Ela também agradeceu ao governo Lula pela repatriação e pela diplomacia que o governo estabelece com os países árabes. “A gente agradece quem está sendo solidário com a gente. Sem palavras, sem palavras para o presidente Lula. Ele sempre teve essa postura. Não foi nada novo para a gente. Está sendo muito rápido. Eu acho que com essa rapidez nenhum governo teve essa iniciativa. A gente agradece muito. A gente está com Lula”, disse.
Primeiro grupo
O primeiro grupo, com 229 brasileiros, chegou por volta das 10h30 da manhã de domingo (6) na Base Aérea de São Paulo, recepcionados pelo presidente Luiz Inácio Lula da Silva (PT). Na ocasião, o petista criticou o governo israelense por "matar inocentes, mulheres e crianças, sem nenhum respeito pela vida humana".
"O Brasil é um país generoso e não tem contencioso com nenhum país do mundo porque a gente não deseja guerra. A guerra só destrói. O que constrói é a paz", disse o presidente. “Espero que vocês encontrem no Brasil a felicidade que tiraram de vocês com esse bombardeio. E que a gente possa reconstruir a nossa vida em paz aqui no Brasil.”
Receptivo e acolhimento
A tripulação do KC-30 é formada por uma equipe multidisciplinar com três médicos, dois enfermeiros e dois psicólogos para atender aos repatriados em quaisquer necessidades. No Aeroporto de Guarulhos, também foi montada uma outra equipe com profissionais ligados aos ministérios da Justiça e Segurança Pública, da Saúde, dos Direitos Humanos, das Relações Exteriores e do Desenvolvimento e Assistência Social, Família e Combate à Fome estava a postos.
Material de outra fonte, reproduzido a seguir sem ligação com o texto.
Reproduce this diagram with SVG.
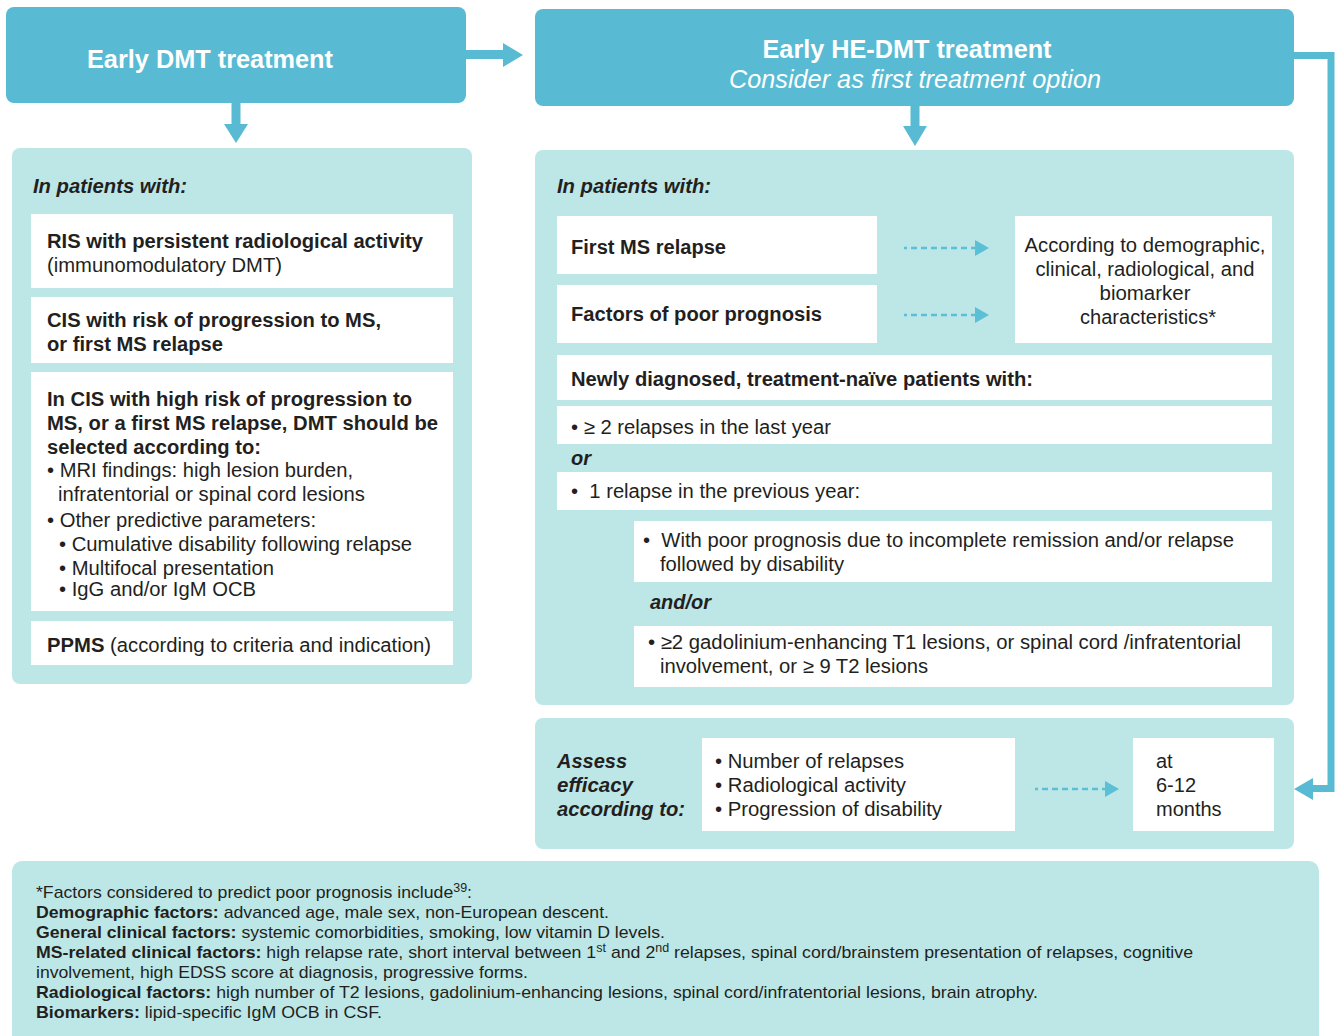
<svg xmlns="http://www.w3.org/2000/svg" width="1339" height="1036" viewBox="0 0 1339 1036">
<style>
text{font-family:"Liberation Sans",Arial,sans-serif;fill:#231f20;font-size:20px}
.b{font-weight:bold}
.bi{font-weight:bold;font-style:italic}
.hd{fill:#ffffff;font-size:25px;font-weight:bold}
.hi{fill:#ffffff;font-size:25px;font-style:italic}
.fn{font-size:17px}
.dark{fill:#58bbd3}
.light{fill:#bde6e7}
.white{fill:#ffffff}
.dash{stroke:#5bbfd6;stroke-width:2.6;fill:none;stroke-dasharray:6 4;stroke-dashoffset:3}
.dh{fill:#5bbfd6}
</style>
<rect x="0" y="0" width="1339" height="1036" fill="#ffffff"/>

<g id="header-left">
  <rect class="dark" x="6" y="7" width="460" height="96" rx="8"/>
  <text class="hd" x="210" y="68" text-anchor="middle" textLength="246" lengthAdjust="spacingAndGlyphs">Early DMT treatment</text>
</g>

<g id="header-right">
  <rect class="dark" x="535" y="9" width="759" height="97" rx="8"/>
  <text class="hd" x="907" y="58" text-anchor="middle" textLength="289" lengthAdjust="spacingAndGlyphs">Early HE-DMT treatment</text>
  <text class="hi" x="915" y="88" text-anchor="middle" textLength="372" lengthAdjust="spacingAndGlyphs">Consider as first treatment option</text>
</g>

<g id="panel-left">
  <rect class="light" x="12" y="148" width="460" height="536" rx="8"/>
  <text class="bi" x="33" y="193" textLength="154" lengthAdjust="spacingAndGlyphs">In patients with:</text>
</g>

<g id="ris">
  <rect class="white" x="31" y="214" width="422" height="74"/>
  <text class="b" x="47" y="248" textLength="376" lengthAdjust="spacingAndGlyphs">RIS with persistent radiological activity</text>
  <text x="47" y="272" textLength="235" lengthAdjust="spacingAndGlyphs">(immunomodulatory DMT)</text>
</g>

<g id="cis">
  <rect class="white" x="31" y="297" width="422" height="66"/>
  <text class="b" x="47" y="327" textLength="334" lengthAdjust="spacingAndGlyphs">CIS with risk of progression to MS,</text>
  <text class="b" x="47" y="351" textLength="176" lengthAdjust="spacingAndGlyphs">or first MS relapse</text>
</g>

<g id="cis-high">
  <rect class="white" x="31" y="372" width="422" height="239"/>
  <text class="b" x="47" y="406" textLength="365" lengthAdjust="spacingAndGlyphs">In CIS with high risk of progression to</text>
  <text class="b" x="47" y="430" textLength="391" lengthAdjust="spacingAndGlyphs">MS, or a first MS relapse, DMT should be</text>
  <text class="b" x="47" y="454" textLength="214" lengthAdjust="spacingAndGlyphs">selected according to:</text>
  <text x="47" y="477" textLength="306" lengthAdjust="spacingAndGlyphs">• MRI findings: high lesion burden,</text>
  <text x="58" y="501" textLength="307" lengthAdjust="spacingAndGlyphs">infratentorial or spinal cord lesions</text>
  <text x="47" y="527" textLength="269" lengthAdjust="spacingAndGlyphs">• Other predictive parameters:</text>
  <text x="59" y="551" textLength="353" lengthAdjust="spacingAndGlyphs">• Cumulative disability following relapse</text>
  <text x="59" y="575" textLength="215" lengthAdjust="spacingAndGlyphs">• Multifocal presentation</text>
  <text x="59" y="596" textLength="197" lengthAdjust="spacingAndGlyphs">• IgG and/or IgM OCB</text>
</g>

<g id="ppms">
  <rect class="white" x="31" y="621" width="422" height="44"/>
  <text x="47" y="652" textLength="384" lengthAdjust="spacingAndGlyphs"><tspan class="b">PPMS</tspan> (according to criteria and indication)</text>
</g>

<g id="panel-right">
  <rect class="light" x="535" y="150" width="759" height="555" rx="8"/>
  <text class="bi" x="557" y="193" textLength="154" lengthAdjust="spacingAndGlyphs">In patients with:</text>
</g>

<g id="first-relapse">
  <rect class="white" x="557" y="216" width="320" height="58"/>
  <text class="b" x="571" y="254" textLength="155" lengthAdjust="spacingAndGlyphs">First MS relapse</text>
</g>

<g id="poor-prognosis">
  <rect class="white" x="557" y="285" width="320" height="58"/>
  <text class="b" x="571" y="321" textLength="251" lengthAdjust="spacingAndGlyphs">Factors of poor prognosis</text>
</g>

<g id="according">
  <rect class="white" x="1015" y="216" width="257" height="127"/>
  <text x="1145" y="252" text-anchor="middle" textLength="241" lengthAdjust="spacingAndGlyphs">According to demographic,</text>
  <text x="1145" y="276" text-anchor="middle" textLength="219" lengthAdjust="spacingAndGlyphs">clinical, radiological, and</text>
  <text x="1145" y="300" text-anchor="middle" textLength="91" lengthAdjust="spacingAndGlyphs">biomarker</text>
  <text x="1148" y="324" text-anchor="middle" textLength="136" lengthAdjust="spacingAndGlyphs">characteristics*</text>
</g>

<g id="newly">
  <rect class="white" x="557" y="355" width="715" height="45"/>
  <text class="b" x="571" y="386" textLength="462" lengthAdjust="spacingAndGlyphs">Newly diagnosed, treatment-naïve patients with:</text>
</g>

<g id="two-relapses">
  <rect class="white" x="557" y="406" width="715" height="38"/>
  <text x="571" y="434" textLength="260" lengthAdjust="spacingAndGlyphs">• ≥ 2 relapses in the last year</text>
</g>

<text id="or" class="bi" x="571" y="465" textLength="20" lengthAdjust="spacingAndGlyphs">or</text>

<g id="one-relapse">
  <rect class="white" x="557" y="472" width="715" height="38"/>
  <text x="571" y="498" textLength="289" lengthAdjust="spacingAndGlyphs">•&#160; 1 relapse in the previous year:</text>
</g>

<g id="with-poor">
  <rect class="white" x="634" y="521" width="638" height="61"/>
  <text x="643" y="547" textLength="591" lengthAdjust="spacingAndGlyphs">•&#160; With poor prognosis due to incomplete remission and/or relapse</text>
  <text x="660" y="571" textLength="184" lengthAdjust="spacingAndGlyphs">followed by disability</text>
</g>

<text id="andor" class="bi" x="650" y="609" textLength="61" lengthAdjust="spacingAndGlyphs">and/or</text>

<g id="gadolinium">
  <rect class="white" x="634" y="626" width="638" height="61"/>
  <text x="648" y="649" textLength="593" lengthAdjust="spacingAndGlyphs">• ≥2 gadolinium-enhancing T1 lesions, or spinal cord /infratentorial</text>
  <text x="660" y="673" textLength="268" lengthAdjust="spacingAndGlyphs">involvement, or ≥ 9 T2 lesions</text>
</g>

<g id="assess-panel">
  <rect class="light" x="535" y="718" width="759" height="131" rx="8"/>
  <text class="bi" x="557" y="768" textLength="70" lengthAdjust="spacingAndGlyphs">Assess</text>
  <text class="bi" x="557" y="792" textLength="76" lengthAdjust="spacingAndGlyphs">efficacy</text>
  <text class="bi" x="557" y="816" textLength="128" lengthAdjust="spacingAndGlyphs">according to:</text>
</g>

<g id="efficacy-criteria">
  <rect class="white" x="702" y="738" width="313" height="93"/>
  <text x="715" y="768" textLength="189" lengthAdjust="spacingAndGlyphs">• Number of relapses</text>
  <text x="715" y="792" textLength="191" lengthAdjust="spacingAndGlyphs">• Radiological activity</text>
  <text x="715" y="816" textLength="227" lengthAdjust="spacingAndGlyphs">• Progression of disability</text>
</g>

<g id="timing">
  <rect class="white" x="1133" y="738" width="141" height="93"/>
  <text x="1156" y="768">at</text>
  <text x="1156" y="792">6-12</text>
  <text x="1156" y="816">months</text>
</g>

<g id="footnote">
  <rect class="light" x="12" y="861" width="1307" height="195" rx="10"/>
  <text class="fn" x="36" y="898" textLength="436" lengthAdjust="spacingAndGlyphs">*Factors considered to predict poor prognosis include<tspan dy="-6" font-size="12">39</tspan><tspan dy="6">:</tspan></text>
  <text class="fn" x="36" y="918" textLength="573" lengthAdjust="spacingAndGlyphs"><tspan class="b">Demographic factors:</tspan> advanced age, male sex, non-European descent.</text>
  <text class="fn" x="36" y="938" textLength="629" lengthAdjust="spacingAndGlyphs"><tspan class="b">General clinical factors:</tspan> systemic comorbidities, smoking, low vitamin D levels.</text>
  <text class="fn" x="36" y="958" textLength="1157" lengthAdjust="spacingAndGlyphs"><tspan class="b">MS-related clinical factors:</tspan> high relapse rate, short interval between 1<tspan dy="-6" font-size="12">st</tspan><tspan dy="6"> and 2</tspan><tspan dy="-6" font-size="12">nd</tspan><tspan dy="6"> relapses, spinal cord/brainstem presentation of relapses, cognitive</tspan></text>
  <text class="fn" x="36" y="978" textLength="492" lengthAdjust="spacingAndGlyphs">involvement, high EDSS score at diagnosis, progressive forms.</text>
  <text class="fn" x="36" y="998" textLength="1002" lengthAdjust="spacingAndGlyphs"><tspan class="b">Radiological factors:</tspan> high number of T2 lesions, gadolinium-enhancing lesions, spinal cord/infratentorial lesions, brain atrophy.</text>
  <text class="fn" x="36" y="1018" textLength="346" lengthAdjust="spacingAndGlyphs"><tspan class="b">Biomarkers:</tspan> lipid-specific IgM OCB in CSF.</text>
</g>

<g id="connectors" fill="#58bbd3">
  <rect x="465" y="50" width="40" height="9"/>
  <polygon points="503,43 523,55 503,67"/>
  <rect x="231.5" y="103" width="9" height="23"/>
  <polygon points="224,124 248,124 236,143"/>
  <rect x="910.5" y="105" width="9" height="23"/>
  <polygon points="903,126 927,126 915,146"/>
  <path d="M1294,55.5 H1331 V788.5 H1310" fill="none" stroke="#58bbd3" stroke-width="7"/>
  <polygon points="1313,778 1313,800 1294,789"/>
  <line class="dash" x1="904" y1="248" x2="976" y2="248"/>
  <polygon class="dh" points="975,240 989,248 975,256"/>
  <line class="dash" x1="904" y1="315" x2="976" y2="315"/>
  <polygon class="dh" points="975,307 989,315 975,323"/>
  <line class="dash" x1="1035" y1="789" x2="1106" y2="789"/>
  <polygon class="dh" points="1105,781 1119,789 1105,797"/>
</g>
</svg>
"Tem atendimento de urgência e emergência, de acolhimento, para ver os primeiros sinais e sintomas de algum agravo, de alguma doença crônica agudizada. E tem os primeiros cuidados psicológicos, fazer a abordagem para ver se o que eles estão sentindo está esperado dentro da normalidade, ou se é há alguma intervenção que precisamos fazer", explicou Renato Oliveira Santos, da Força Nacional do SUS.
"É importante dizer que as equipes foram divididas entre homens e mulheres que falam português, árabe ou francês. São equipes mistas para a gente conseguir ter uma comunicação fluida", completou Debora Noal, que trabalha com saúde mental e atenção psicossocial na Força Nacional do SUS.
Escalada do conflito
Pelo menos duas mil pessoas foram mortas na recente série de ataques israelenses ao Líbano, incluindo 127 crianças, segundo o Ministério da Saúde do país. Os ataques começaram devido ao apoio do grupo político e paramilitar libanês Hezbollah ao Hamas, da Faixa de Gaza, onde Israel já matou pelo menos 42 mil pessoas em um ano, sendo 17 mil crianças e 12 mil mulheres, de acordo com a comunicação oficial de Gaza.
O massacre começou depois que o Hamas fez um ataque surpresa em território israelense em resposta aos constantes ataques de Israel aos palestinos, que já duram décadas.
Depois que o Hezbollah entrou na defesa de Gaza, o Irã também iniciou ataques contra Israel enviando cerca de 200 mísseis contra o território israelense na semana passada. Todos foram interceptados pelos chamados “domos de ferro”, uma tecnologia avançada que consegue destruir os mísseis antes que toquem no solo.